One possible solution is to change the data before presenting to an LLM for analysis and then change the data back to the original text.
This is my proposed solution: PIIGPT
PIIGPT creates a PIIScrubber that analyzes the text for PII. The scrubber consists of 3 components:
- Analyzer — Tool for detecting PII and PHI
- Anonymizer — Tool for replacing PII and PHI with random characters
- Cache — A temporary storage to link the anonymous text with the original text
Analyzer:
Currently it uses the AzureAI Text Analytics tool by default. But it is extensible so any analyzer could be plugged in. I have plans in the future to add additional analyzers, including ones that don’t require an api. However, Azure’s Text Analytics tool does a phenomenal job.
Anonymizer:
The anonymizer is configurable through a config.toml file. By specifying the regex pattern for a particular entity, the anonymizer creates an anonymous entry matching that pattern. If no pattern is specified for that entity in the config file, a random sequence is provided either way.
The anonymizer can also be replaced by a completely different anonymizing tool.
CacheProvider:
The default CacheProvider just uses a dictionary with a key/value pair with the key being the anonymous text and the value being the replaced text. A thread is started to scan for the time-to-live(TTL) and destroy the key/value pair to prevent the data from remaining in memory for longer than the specified TTL.
from Analyzers.AnalyzerType import AnalyzerType
from PIIScrubber import PIIScrubber
def main():
from dotenv import load_dotenv
load_dotenv("sample.env")
pii = PIIScrubber(AnalyzerType.AZURE)
text = "My phone number is 555-555-5555"
print(pii.scrub([text]))
print(pii.get_entities([text]))
print(pii.anonymize(pii.get_entities([text]), text))

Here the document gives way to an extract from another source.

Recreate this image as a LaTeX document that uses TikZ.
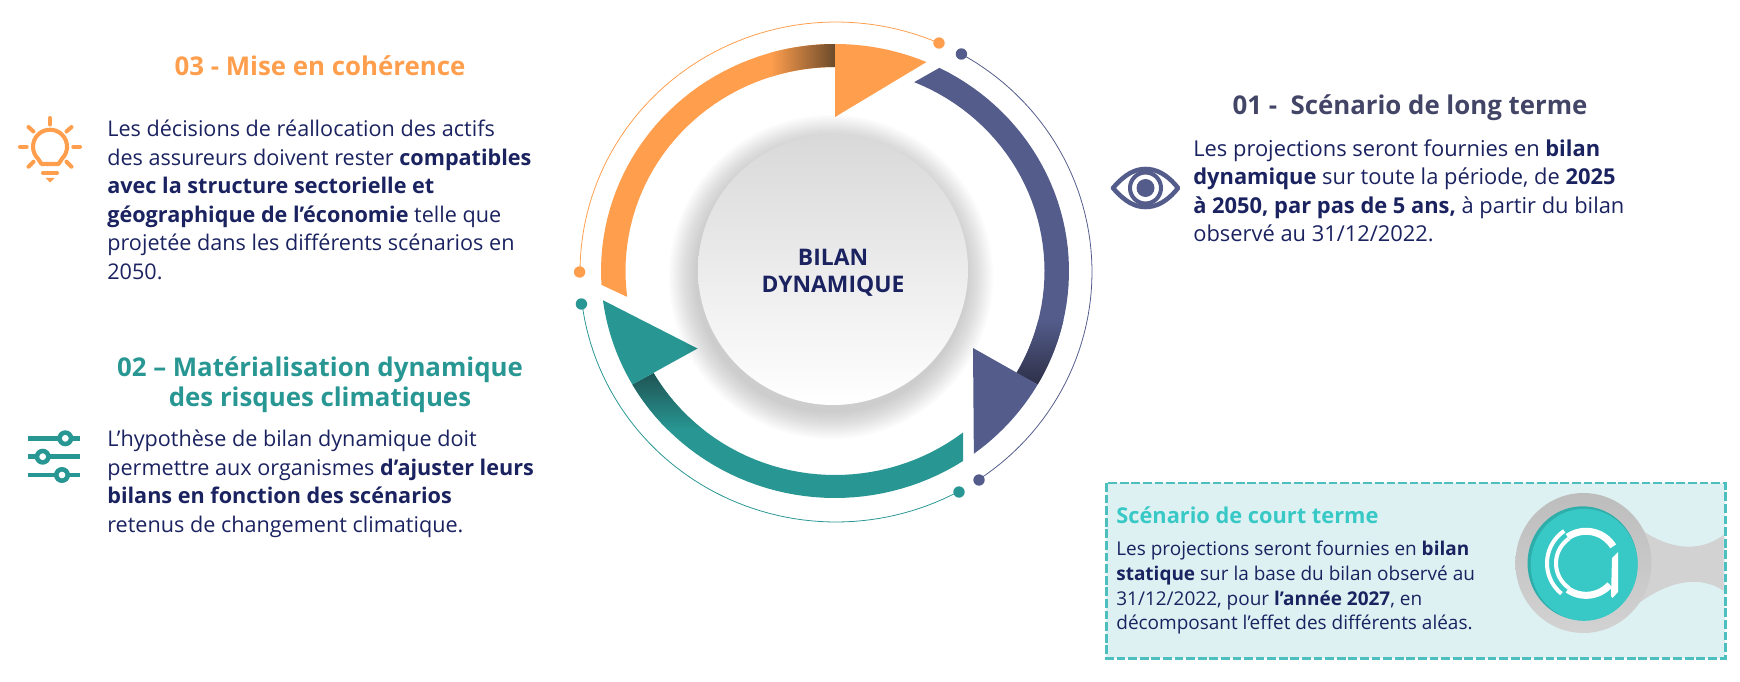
\documentclass[tikz,border=0pt]{standalone}
\usepackage{fontspec}
\setmainfont{Open Sans}
\usetikzlibrary{positioning}
\definecolor{orangedyn}{HTML}{FF9E4D}
\definecolor{orangedark}{HTML}{6B4A2B}
\definecolor{navydyn}{HTML}{535C8A}
\definecolor{navydark}{HTML}{2E3048}
\definecolor{tealdyn}{HTML}{289793}
\definecolor{tealdark}{HTML}{1F5454}
\definecolor{turquoise}{HTML}{38C9C6}
\definecolor{turquoisedark}{HTML}{2EAEAB}
\definecolor{boxfill}{HTML}{DEF1F2}
\definecolor{boxline}{HTML}{4DBFBF}
\definecolor{inkblue}{HTML}{1A2260}
\definecolor{titlenavy}{HTML}{434566}
\definecolor{lensgrey}{HTML}{D2D2D2}
% outer edge, inner edge of the thick ring, thin ring, logo
\newcommand{\ringo}[2]{plot[domain=#1:#2,samples=40] ({835+234*cos(\x)},{271+227*sin(\x)})}
\newcommand{\ringi}[2]{-- plot[domain=#1:#2,samples=40] ({835+209.5*cos(\x)},{271+204*sin(\x)})}
\newcommand{\ringt}[2]{plot[domain=#1:#2,samples=60] ({836+256*cos(\x)},{272+250*sin(\x)})}
\newcommand{\logoarc}[3]{plot[domain=#2:#3,samples=30] ({1586+#1*cos(\x)},{563.3+#1*sin(\x)})}
\tikzset{
  bodytext/.style={anchor=north west,align=left,inner sep=0pt,text=inkblue,font=\fontsize{12.3}{16.2}\selectfont},
  smalltext/.style={anchor=north west,align=left,inner sep=0pt,text=inkblue,font=\fontsize{10.8}{14}\selectfont},
  titletext/.style={align=center,inner sep=0pt,font=\fontsize{14.7}{17}\selectfont\bfseries},
  thinring/.style={line width=0.45pt},
  icon/.style={line width=#1,line cap=round,line join=round},
}
\begin{document}
\begin{tikzpicture}[x=0.02cm,y=-0.02cm]
\useasboundingbox (0,0) rectangle (1740,682);
% Short term box
\draw[fill=boxfill,draw=boxline,line width=1.7pt,dash pattern=on 5pt off 1.6pt] (1106,483) rectangle (1725,658);
\fill[lensgrey] (1630,520) .. controls (1650,540) and (1690,560) .. (1723.5,535) -- (1723.5,590.7) .. controls (1695,572) and (1660,585) .. (1630,610) -- cycle;
\shade[top color=lensgrey!90!black,bottom color=lensgrey] (1583.4,563) ellipse (68 and 70);
\fill[turquoisedark] (1582.5,563.3) ellipse (55 and 57);
\fill[turquoise] (1584.2,564.8) ellipse (53.5 and 56);
\draw[white,line width=4pt] \logoarc{32}{-32}{-125};
\draw[white,line width=4pt] \logoarc{32}{125}{42};
\draw[white,line width=2.3pt] \logoarc{30}{125}{235};
\draw[white,line width=2.3pt] \logoarc{39}{129}{236};
\fill[white] (1612,558) -- (1618,552) -- (1618,592) -- (1612.5,598) -- (1611,596) -- cycle;
% Orange thick arc
\fill[orangedyn] \ringo{176.5}{270} \ringi{270}{172.7} -- cycle;
\shade[left color=orangedyn,right color=orangedark] \ringo{254}{270} \ringi{270}{252.2} -- cycle;
\fill[orangedyn] \ringo{270}{293} -- (835,117) -- cycle;
% Navy thick arc
\fill[navydyn] \ringo{-63.5}{30} \ringi{30}{-67.8} -- cycle;
\shade[top color=navydyn,bottom color=navydark] \ringo{12.5}{30} \ringi{30}{13.9} -- cycle;
\fill[navydyn] \ringo{30}{53.6} -- (973,348) -- cycle;
% Teal thick arc
\fill[tealdyn] \ringo{56.8}{150} \ringi{150}{52.3} -- cycle;
\shade[top color=tealdark,bottom color=tealdyn] \ringo{135.5}{150} \ringi{150}{128.8} -- cycle;
\fill[tealdyn] \ringo{150}{172.6} -- (697.5,348.5) -- cycle;
% Thin arcs
\draw[thinring,orangedyn] \ringt{180}{293.7};
\draw[thinring,navydyn] \ringt{-60.8}{56};
\draw[thinring,tealdyn] \ringt{61.5}{172.7};
\fill[orangedyn] (579.6,272) circle (5.7) (939,43) circle (5.7);
\fill[navydyn] (961.4,54) circle (5.7) (979,480) circle (5.7);
\fill[tealdyn] (959,492) circle (5.7) (581.4,304) circle (5.7);
% Central disc
\foreach \r in {136,138,...,162}
  \fill[black,opacity=0.016] (831,277) circle (\r);
\shade[top color=black!15,middle color=black!4,bottom color=white] (833,270) circle (135);
\node[align=center,inner sep=0pt,text=inkblue,font=\fontsize{13}{15.4}\selectfont\bfseries] (centre) at (833,273) {BILAN\\DYNAMIQUE};
% Texts
\node[titletext,text=orangedyn] (title03) at (320,66) {03 - Mise en cohérence};
\node[bodytext] (text03) at (107,120) {Les décisions de réallocation des actifs\\des assureurs doivent rester \textbf{compatibles}\\\textbf{avec la structure sectorielle et}\\\textbf{géographique de l’économie} telle que\\projetée dans les différents scénarios en\\2050.};
\node[titletext,text=tealdyn] (title02) at (320,385) {02 – Matérialisation dynamique\\des risques climatiques};
\node[bodytext] (text02) at (107,430) {L’hypothèse de bilan dynamique doit\\permettre aux organismes \textbf{d’ajuster leurs}\\\textbf{bilans en fonction des scénarios}\\retenus de changement climatique.};
\node[titletext,text=titlenavy] (title01) at (1410,108) {01 -\ \ Scénario de long terme};
\node[bodytext,font=\fontsize{12.45}{16.2}\selectfont] (text01) at (1193,139) {Les projections seront fournies en \textbf{bilan}\\\textbf{dynamique} sur toute la période, de \textbf{2025}\\\textbf{à 2050, par pas de 5 ans,} à partir du bilan\\observé au 31/12/2022.};
\node[anchor=west,inner sep=0pt,text=turquoise,font=\fontsize{12.4}{14}\selectfont\bfseries] (titleshort) at (1116,515) {Scénario de court terme};
\node[smalltext] (textshort) at (1116,541) {Les projections seront fournies en \textbf{bilan}\\\textbf{statique} sur la base du bilan observé au\\31/12/2022, pour \textbf{l’année 2027}, en\\décomposant l’effet des différents aléas.};
% Bulb icon
\draw[icon=2.3pt,orangedyn] (38,158.7) arc[start angle=225,end angle=-45,radius=0.34cm] -- (58.5,164) -- (41.5,164) -- cycle;
\draw[icon=2.3pt,orangedyn] (43,172.7) -- (57,172.7);
\fill[orangedyn] (45.5,178) -- (54.5,178) -- (50,182.5) -- cycle;
\foreach \a/\b/\c/\d in {50/118/50/124.5,28.5/127/33.5/131.5,71.5/127/66.5/131.5,20/146.7/26.7/146.7,73.3/146.7/80/146.7,28.5/166.7/33.5/161.7,71.5/166.7/66.5/161.7}
  \draw[icon=2.3pt,orangedyn] (\a,\b) -- (\c,\d);
% Sliders icon
\foreach \y/\k in {438.3/65.3,456.7/42.7,475/62}{
  \draw[tealdyn,line width=2.6pt] (28,\y) -- (80,\y);
  \draw[tealdyn,line width=2.6pt,fill=white] (\k,\y) circle (5.7);
}
% Eye icon
\draw[navydyn,line width=2.6pt,line join=round] (1113,188) .. controls (1125,174) and (1135,169) .. (1145.5,169) .. controls (1156,169) and (1167,174) .. (1178,188) .. controls (1167,202) and (1156,207) .. (1145.5,207) .. controls (1135,207) and (1125,202) .. (1113,188) -- cycle;
\draw[navydyn,line width=2.3pt] (1145.5,188) circle (15.5);
\fill[navydyn] (1145.5,188) circle (9);
\end{tikzpicture}
\end{document}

print(pii.deanonymize(pii.anonymize(pii.get_entities([text]), text)))
if __name__ == "__main__":
main()
['My phone number is ************']
[Text: 555-555-5555, Category: PhoneNumber, Subcategory: None, Offset: 19, Length: 12]
My phone number is :yudDNDuGJG:
My phone number is 555-555-5555
When using chatGPT, anonymize the text before sending it to the LLM. When receiving the text back, call denonymize and the the text is restore.
I hope you find this program useful. I welcome you to contribute additional analyzers, anonymizers, cache providers, or any other functionality to make it useful for you.